Leaving the pictures out, print the lines from the first line of the listing through the line containing "plt.rcParams['font.family'] = ['Liberation", exactly as they read, and no others.

DATA:
— Begin —

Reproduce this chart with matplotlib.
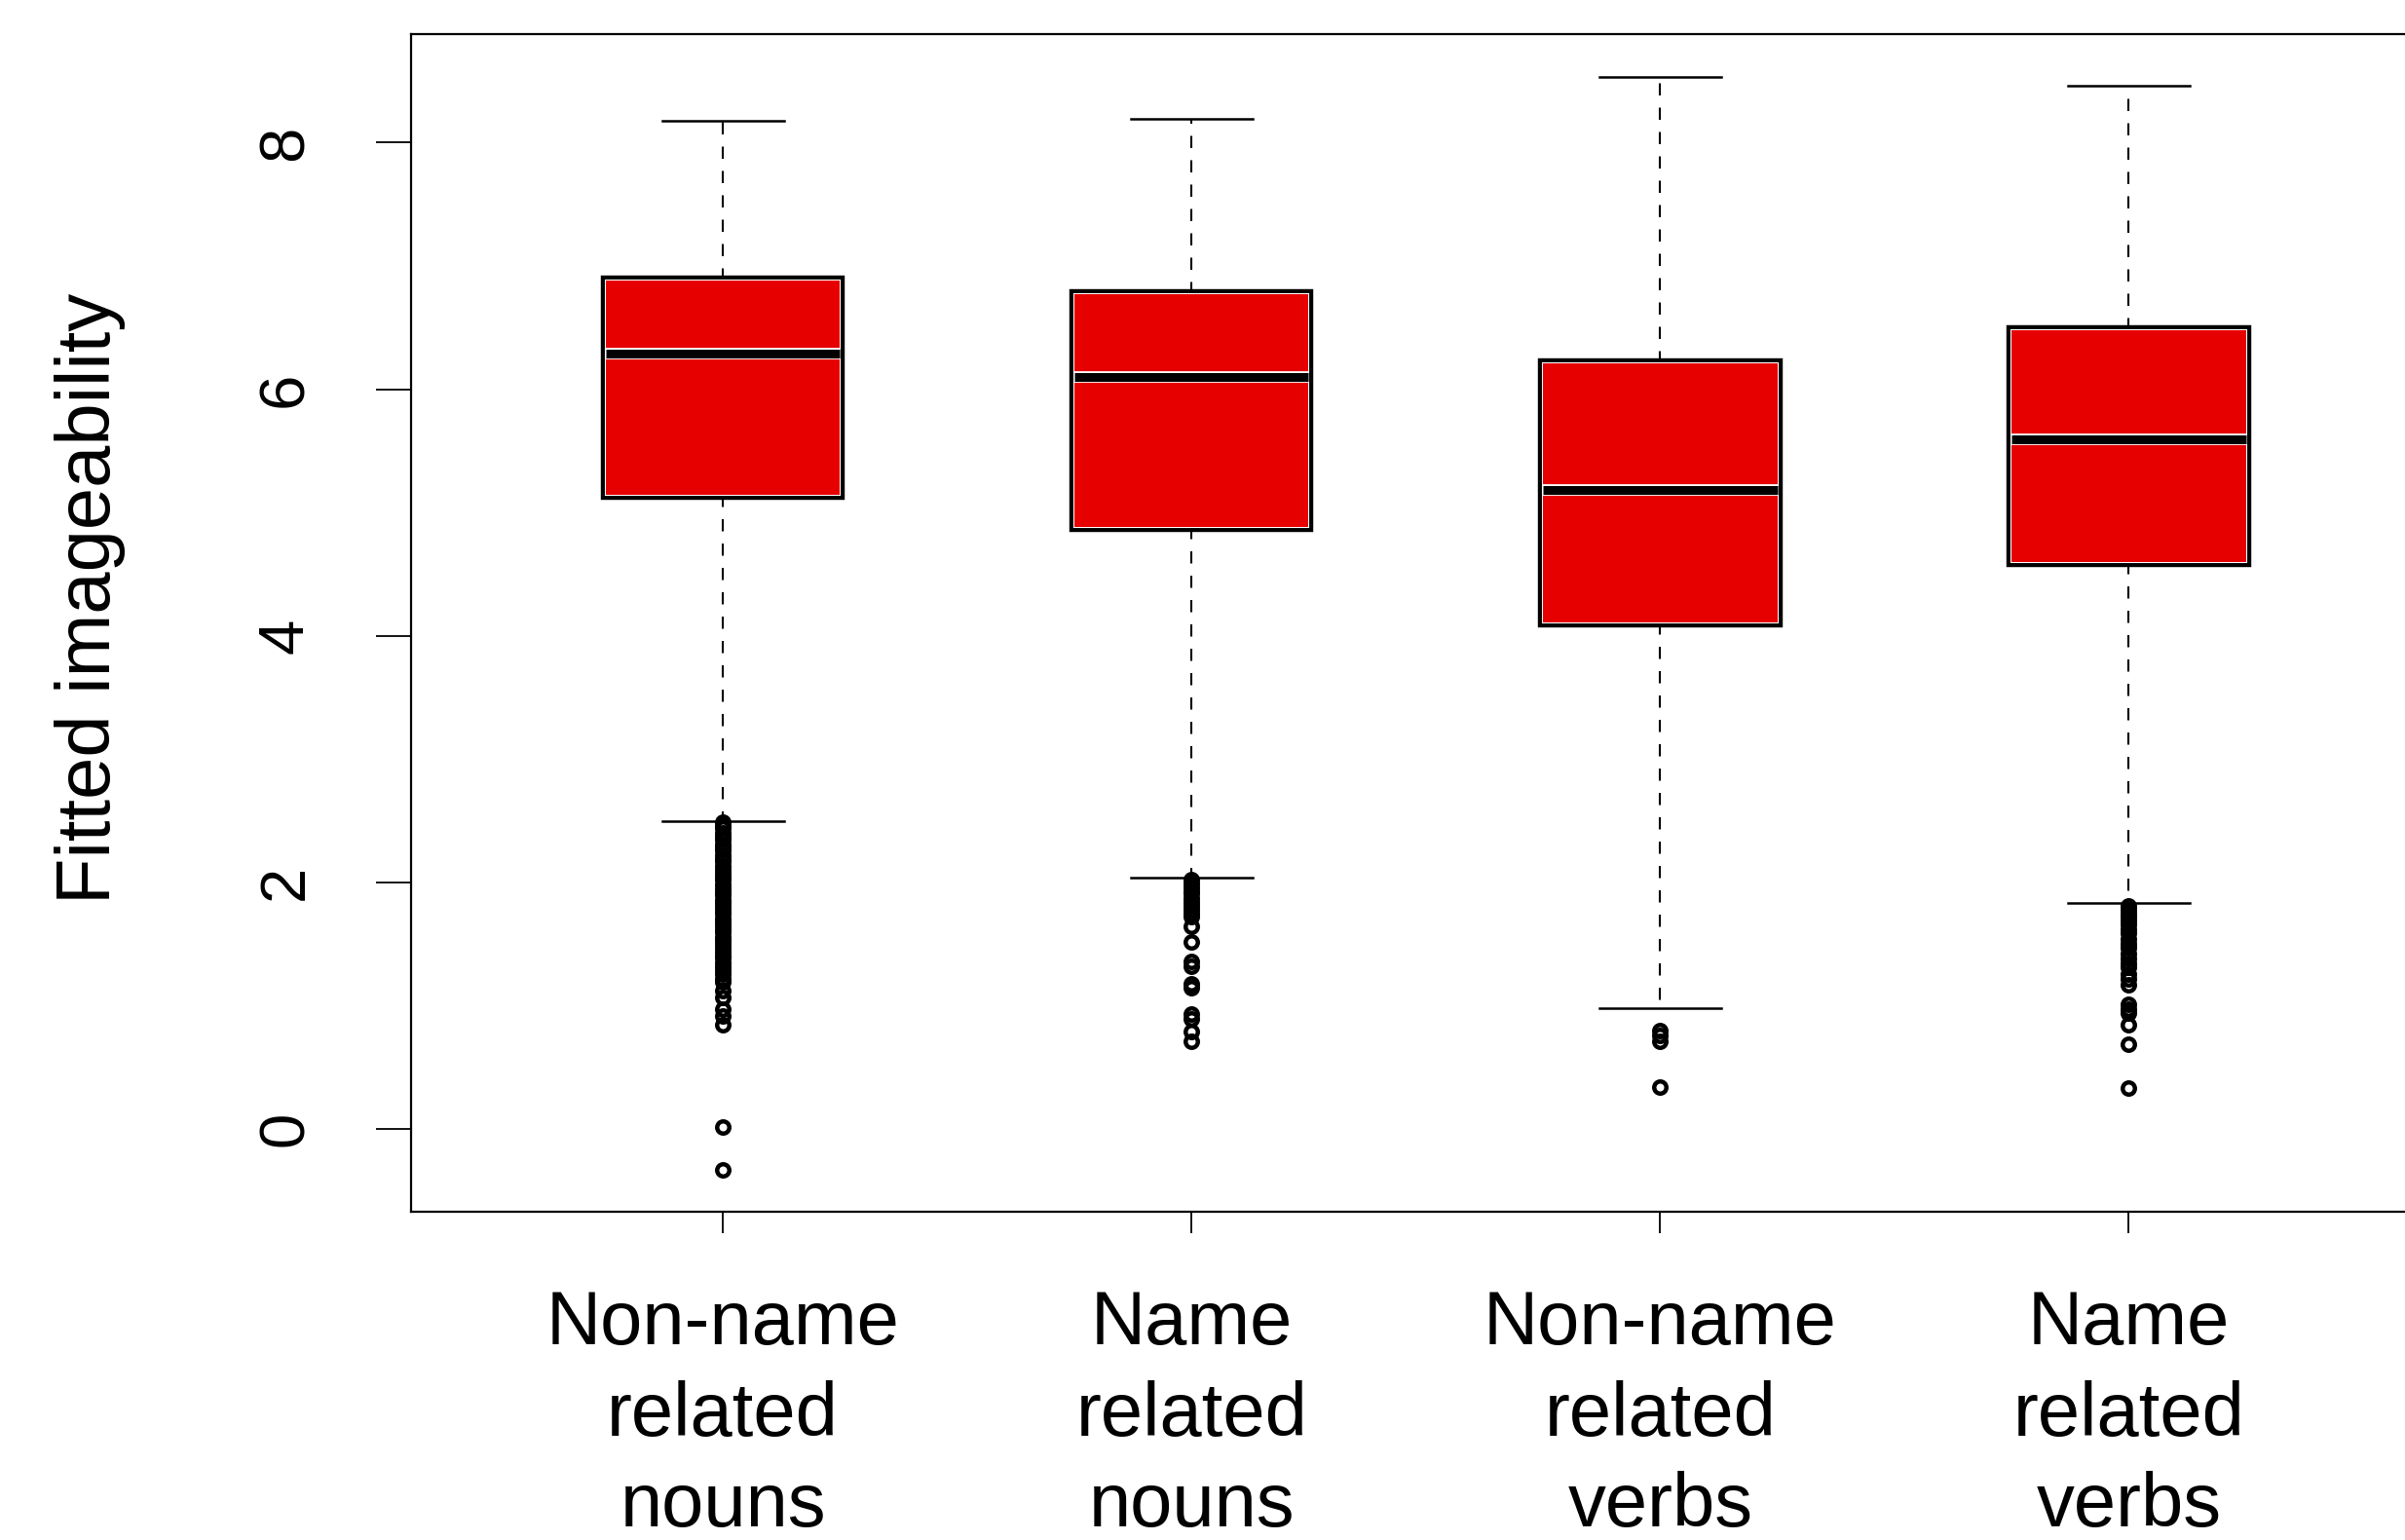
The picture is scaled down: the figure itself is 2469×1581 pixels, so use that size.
import matplotlib
matplotlib.use("Agg")
import matplotlib.pyplot as plt
import matplotlib.patheffects as pe

plt.rcParams['font.family'] = ['Liberation Sans', 'DejaVu Sans']

# values
categories = ["Non-name\nrelated\nnouns", "Name\nrelated\nnouns",
              "Non-name\nrelated\nverbs", "Name\nrelated\nverbs"]
medians = [6.29, 6.10, 5.18, 5.59]
q1 = [5.14, 4.88, 4.11, 4.60]
q3 = [6.88, 6.77, 6.21, 6.48]
whisker_low = [2.50, 2.04, 0.98, 1.83]
whisker_high = [8.18, 8.19, 8.53, 8.46]

outliers_1 = [2.49, 2.46, 2.44, 2.40, 2.37, 2.35, 2.31, 2.28, 2.26, 2.22, 2.19, 2.17,
              2.13, 2.10, 2.07, 2.04, 2.02, 1.98, 1.95, 1.92, 1.90, 1.86, 1.83, 1.80,
              1.77, 1.75, 1.71, 1.68, 1.65, 1.62, 1.60, 1.56, 1.53, 1.50, 1.47, 1.44,
              1.41, 1.39, 1.35, 1.32, 1.29, 1.26, 1.22, 1.19, 1.12, 1.07, 0.97, 0.92,
              0.85, 0.02, -0.33]
outliers_2 = [2.02, 1.99, 1.96, 1.93, 1.91, 1.87, 1.84, 1.81, 1.78, 1.75, 1.72, 1.64,
              1.52, 1.36, 1.32, 1.18, 1.15, 0.93, 0.89, 0.79, 0.71]
outliers_3 = [0.80, 0.76, 0.71, 0.34]
outliers_4 = [1.81, 1.78, 1.75, 1.72, 1.69, 1.66, 1.62, 1.59, 1.54, 1.50, 1.47, 1.42,
              1.38, 1.34, 1.31, 1.26, 1.22, 1.17, 1.01, 0.97, 0.94, 0.85, 0.69, 0.33]
outliers = [outliers_1, outliers_2, outliers_3, outliers_4]

stats = []
for i in range(4):
    stats.append(dict(med=medians[i], q1=q1[i], q3=q3[i],
                      whislo=whisker_low[i], whishi=whisker_high[i],
                      fliers=outliers[i]))

fig = plt.figure(figsize=(24.69, 15.81), dpi=100)
ax = fig.add_axes([0.171, 0.2132, 0.8437, 0.7647])

res = ax.bxp(stats, positions=[1, 2, 3, 4], widths=0.5, capwidths=0.26,
             patch_artist=True, showfliers=True,
             boxprops=dict(facecolor='#e60000', edgecolor='none', linewidth=0),
             whiskerprops=dict(color='black', linewidth=1.5, linestyle=(0, (6, 6))),
             capprops=dict(color='black', linewidth=1.8),
             medianprops=dict(color='black', linewidth=6.5, solid_capstyle='butt'),
             flierprops=dict(marker='o', markerfacecolor='none', markeredgecolor='black',
                             markersize=9, markeredgewidth=3.2, linestyle='none'))

# black outer border with a thin white inner line, as in the original
for box in res['boxes']:
    box.set_path_effects([pe.Stroke(linewidth=7.5, foreground='black'),
                          pe.Stroke(linewidth=1.5, foreground='white'),
                          pe.Normal()])
    box.set_zorder(2.5)
for med in res['medians']:
    med.set_path_effects([pe.Stroke(linewidth=8.5, foreground='white', capstyle='butt'),
                          pe.Stroke(linewidth=6.5, foreground='black', capstyle='butt')])
    med.set_zorder(2.6)

ax.set_xlim(0.335, 4.665)
ax.set_ylim(-0.67, 8.88)
ax.set_yticks([0, 2, 4, 6, 8])
ax.set_xticks([1, 2, 3, 4])
ax.set_xticklabels(categories, fontsize=56, linespacing=1.36)
ax.tick_params(axis='y', length=26, width=1.3, pad=45, labelsize=47)
ax.tick_params(axis='x', length=16, width=1.3, pad=41)
for lab in ax.get_yticklabels():
    lab.set_rotation(90)
    lab.set_va('center')

for s in ax.spines.values():
    s.set_linewidth(1.6)

fig.text(0.0376, 0.6116, "Fitted imageability", rotation=90, ha='center', va='center',
         fontsize=56)

fig.savefig("out.png", dpi=100)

— End —

RIGHT ANSWER:
Reproduce this chart with matplotlib.
The picture is scaled down: the figure itself is 2469×1581 pixels, so use that size.
import matplotlib
matplotlib.use("Agg")
import matplotlib.pyplot as plt
import matplotlib.patheffects as pe

plt.rcParams['font.family'] = ['Liberation Sans', 'DejaVu Sans']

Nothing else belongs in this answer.